## What to work on
Please transcribe the data below exactly. Leave the pictures out.

## Information supplied
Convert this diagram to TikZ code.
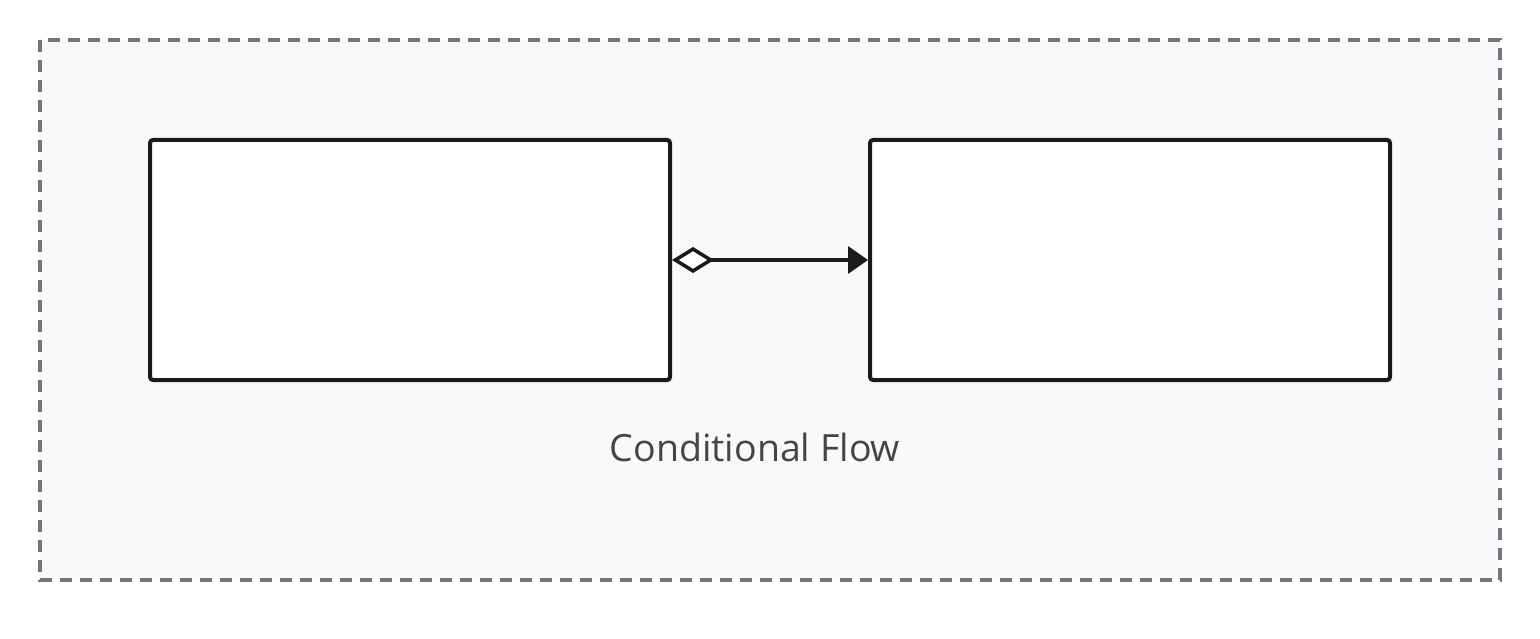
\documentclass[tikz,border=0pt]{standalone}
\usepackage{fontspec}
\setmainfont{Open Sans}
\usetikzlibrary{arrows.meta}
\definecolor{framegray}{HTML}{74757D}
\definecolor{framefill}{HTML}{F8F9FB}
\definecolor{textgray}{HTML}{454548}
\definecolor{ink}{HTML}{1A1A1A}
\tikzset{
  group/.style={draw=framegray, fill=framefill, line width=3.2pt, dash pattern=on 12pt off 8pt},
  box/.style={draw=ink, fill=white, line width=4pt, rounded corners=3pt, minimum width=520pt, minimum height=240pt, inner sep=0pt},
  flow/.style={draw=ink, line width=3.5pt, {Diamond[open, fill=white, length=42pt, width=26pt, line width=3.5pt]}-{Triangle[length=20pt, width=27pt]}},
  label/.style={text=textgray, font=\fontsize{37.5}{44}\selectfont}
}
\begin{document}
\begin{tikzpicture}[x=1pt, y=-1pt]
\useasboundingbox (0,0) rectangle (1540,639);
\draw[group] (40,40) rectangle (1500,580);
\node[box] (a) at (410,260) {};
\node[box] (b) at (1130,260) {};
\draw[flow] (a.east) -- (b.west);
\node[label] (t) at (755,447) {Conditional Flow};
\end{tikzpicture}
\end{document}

## Exercise output
Convert this diagram to TikZ code.
\documentclass[tikz,border=0pt]{standalone}
\usepackage{fontspec}
\setmainfont{Open Sans}
\usetikzlibrary{arrows.meta}
\definecolor{framegray}{HTML}{74757D}
\definecolor{framefill}{HTML}{F8F9FB}
\definecolor{textgray}{HTML}{454548}
\definecolor{ink}{HTML}{1A1A1A}
\tikzset{
  group/.style={draw=framegray, fill=framefill, line width=3.2pt, dash pattern=on 12pt off 8pt},
  box/.style={draw=ink, fill=white, line width=4pt, rounded corners=3pt, minimum width=520pt, minimum height=240pt, inner sep=0pt},
  flow/.style={draw=ink, line width=3.5pt, {Diamond[open, fill=white, length=42pt, width=26pt, line width=3.5pt]}-{Triangle[length=20pt, width=27pt]}},
  label/.style={text=textgray, font=\fontsize{37.5}{44}\selectfont}
}
\begin{document}
\begin{tikzpicture}[x=1pt, y=-1pt]
\useasboundingbox (0,0) rectangle (1540,639);
\draw[group] (40,40) rectangle (1500,580);
\node[box] (a) at (410,260) {};
\node[box] (b) at (1130,260) {};
\draw[flow] (a.east) -- (b.west);
\node[label] (t) at (755,447) {Conditional Flow};
\end{tikzpicture}
\end{document}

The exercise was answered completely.